Into this not very crowded field now comes a recording of such outstanding quality that it should win Fiocco many new admirers. The driving force behind the project is the young Belgian musician Nicolas Achten. He is what is sometimes called a Renaissance Man, but perhaps should be called a Baroque Man. Director of the ensemble Scherzi Musicali, Achten is a baritone possessed of an extremely lovely voice, an expert researcher into old music and a harpsichordist who also plays the lute, harp and theorbo. He is also one of few modern (non-pop or folk) performers who practises the old art of self accompanied singing. Scherzi Musicali has mostly specialized in seventeenth-century music, notably its wonderful recordings of Caccini’s L’Euridice and Sances’s motets on Ricercar. A forthcoming release on Alpha is of Mazzochi’s La Catena d’Adone.

With Fiocco’s Petits Motets, Scherzi Musicali moves firmly into late-Baroque territory and to music which, as Achten points out in his notes, is stylistically hard to pin down. The term ‘petits motets’ implies music in the French manner, but the voice types are given Italian descriptions. Then again, their tessitura corresponds more to French patterns, for example, the alto parts range is more suited to an haute-contre than a contralto or countertenor. The vocal tessitura plus the diapason and timing of Southern Netherlands organs have led Achten to adopt a low pitch (A=388) and a mean-tone tuning with pure thirds. The motets are scored for small forces: between one to four voices plus a tiny string ensemble and continuo.
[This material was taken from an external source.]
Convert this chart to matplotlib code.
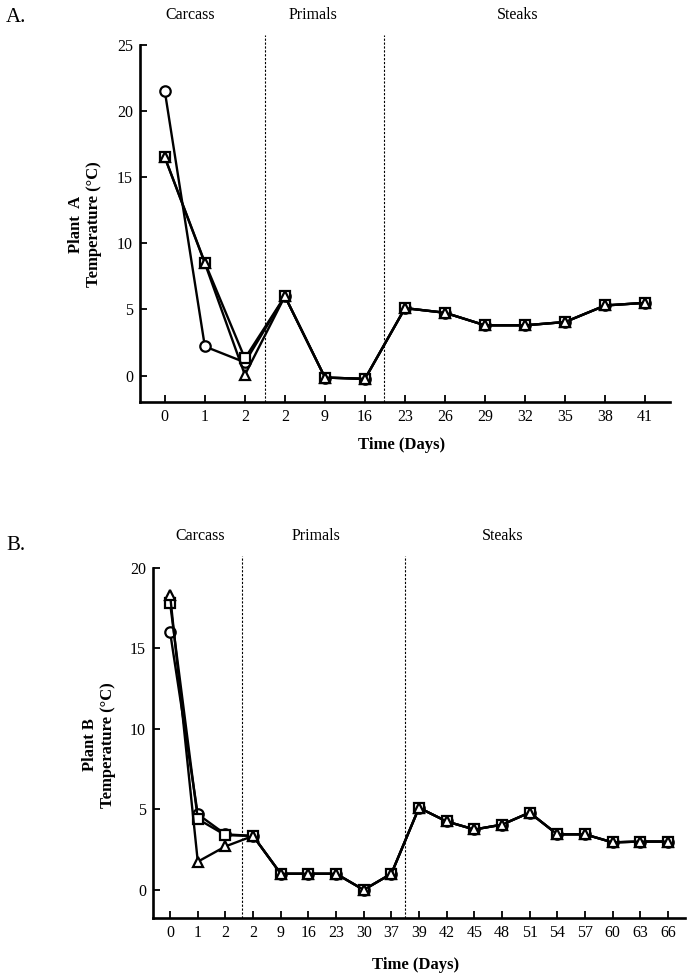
import matplotlib.pyplot as plt

plt.rcParams['font.family'] = ['Liberation Serif', 'DejaVu Serif']

# Plant A data
days_a = ['0', '1', '2', '2', '9', '16', '23', '26', '29', '32', '35', '38', '41']
circle_a = [21.5, 2.2, 1.0, 6.0, -0.15, -0.25, 5.1, 4.75, 3.8, 3.8, 4.05, 5.3, 5.5]
square_a = [16.5, 8.55, 1.3, 6.0, -0.15, -0.25, 5.1, 4.75, 3.8, 3.8, 4.05, 5.3, 5.5]
triangle_a = [16.5, 8.5, 0.05, 6.0, -0.15, -0.25, 5.1, 4.75, 3.8, 3.8, 4.05, 5.3, 5.5]

# Plant B data
days_b = ['0', '1', '2', '2', '9', '16', '23', '30', '37', '39', '42', '45',
          '48', '51', '54', '57', '60', '63', '66']
circle_b = [16.0, 4.7, 3.45, 3.35, 1.0, 1.0, 1.0, 0.0, 1.0, 5.1, 4.25, 3.75,
            4.05, 4.8, 3.45, 3.45, 2.95, 3.0, 3.0]
square_b = [17.8, 4.4, 3.4, 3.35, 1.0, 1.0, 1.0, 0.0, 1.0, 5.1, 4.25, 3.75,
            4.05, 4.8, 3.45, 3.45, 2.95, 3.0, 3.0]
triangle_b = [18.3, 1.75, 2.7, 3.35, 1.0, 1.0, 1.0, 0.0, 1.0, 5.1, 4.25, 3.75,
              4.05, 4.8, 3.45, 3.45, 2.95, 3.0, 3.0]

sections = ['Carcass', 'Primals', 'Steaks']

fig = plt.figure(figsize=(6.88, 9.76), dpi=100)


def panel(rect, days, series, ylim, yticks, cuts, sec_x, sec_y, plant, letter, letter_y,
          ylab_x, ylab_y, xlab_y):
    ax = fig.add_axes(rect)
    x = list(range(len(days)))
    for vals, m in series:
        ax.plot(x, vals, color='black', lw=1.7, marker=m, markersize=7.5,
                markerfacecolor='white', markeredgecolor='black', markeredgewidth=1.6,
                clip_on=False, zorder=3)
    ax.set_xlim(-0.62, len(days) - 0.38)
    ax.set_ylim(*ylim)
    ax.set_yticks(yticks)
    ax.set_xticks(x)
    ax.set_xticklabels(days)
    for c in cuts:
        ax.vlines(c, ylim[0], ylim[1] + 0.75, colors='black', linestyles=(0, (2, 1.5)),
                  lw=0.8, clip_on=False)
    ax.spines['top'].set_visible(False)
    ax.spines['right'].set_visible(False)
    ax.spines['left'].set_linewidth(1.9)
    ax.spines['bottom'].set_linewidth(1.9)
    ax.tick_params(direction='in', length=5, width=1.3, labelsize=11.5, pad=5)
    for s, sx in zip(sections, sec_x):
        fig.text(sx / 688, 1 - sec_y / 976, s, ha='center', va='center', fontsize=11.5)
    fig.text(6 / 688, 1 - letter_y / 976, letter, ha='left', va='center', fontsize=15)
    fig.text(ylab_x / 688, 1 - ylab_y / 976, plant + '\nTemperature (°C)',
             rotation=90, ha='center', va='center', fontsize=12, fontweight='bold',
             linespacing=1.15)
    fig.text(rect[0] + rect[2] * 0.5 - 0.005, 1 - xlab_y / 976, 'Time (Days)',
             ha='center', va='center', fontsize=12, fontweight='bold')
    return ax


panel([140 / 688, 1 - 402 / 976, 530 / 688, 357 / 976], days_a,
      [(circle_a, 'o'), (square_a, 's'), (triangle_a, '^')],
      (-2, 25), [0, 5, 10, 15, 20, 25], [2.5, 5.48],
      [190, 313, 518], 15, 'Plant  A', 'A.', 17, 85, 224, 445)

panel([153 / 688, 1 - 918 / 976, 532 / 688, 350 / 976], days_b,
      [(circle_b, 'o'), (square_b, 's'), (triangle_b, '^')],
      (-1.75, 20), [0, 5, 10, 15, 20], [2.6, 8.48],
      [200, 316, 503], 536, 'Plant B', 'B.', 545, 99, 745, 965)

fig.savefig('out.png', dpi=100)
Even Fiocco ‘s continuo directions reflect the mixed French and Italian influences: in some motets the Italian cello is preferred, in others the French basse de violon. These are supplemented with organ, harpsichord and triple harp. On the whole, the works sound more Italian than anything else - the opening of Libera me Domine, for example, is very Vivaldian — but there are, as Achten points out, also occasional reminiscences of Couperin, Charpentier and Lully. The vocal writing is elegant, melodically strong and, in the solo sections, often very fond. The young fresh-voiced singers of Scherzi Musicali are more than equal to these challenges. With historically informed singing in so parlous a statw these days, it is refreshing and reassuring to hear such expert and stylistically aware sopranos as Céline Vieslet and Marie de Roy, who each has a solo motet, as well as the baritone Olivier Berten and, of course, Achten himself. Perhaps the stand-out singer, not only in his solo motet Jubilate Deo but also throughout the programme, is the haute-contre (or high tenor) Remoud Van Mechelen, whose timbre and agility resemble those of the young Guy de Mey. He is a major talent of whom I am sure we will be hearing much more in the future. The ensemble’s instrumentalists are also marvellously alert and skilful in Fiocco‘s quite intricate but always buoyant writing.

Musique en Wallonie has given the project an amply documented and illustrated hardback CD book as well as a crisp and airy recording in the Église de Sart-lez-Spa (a village in Wallonia). This is an enterprising and outstanding release.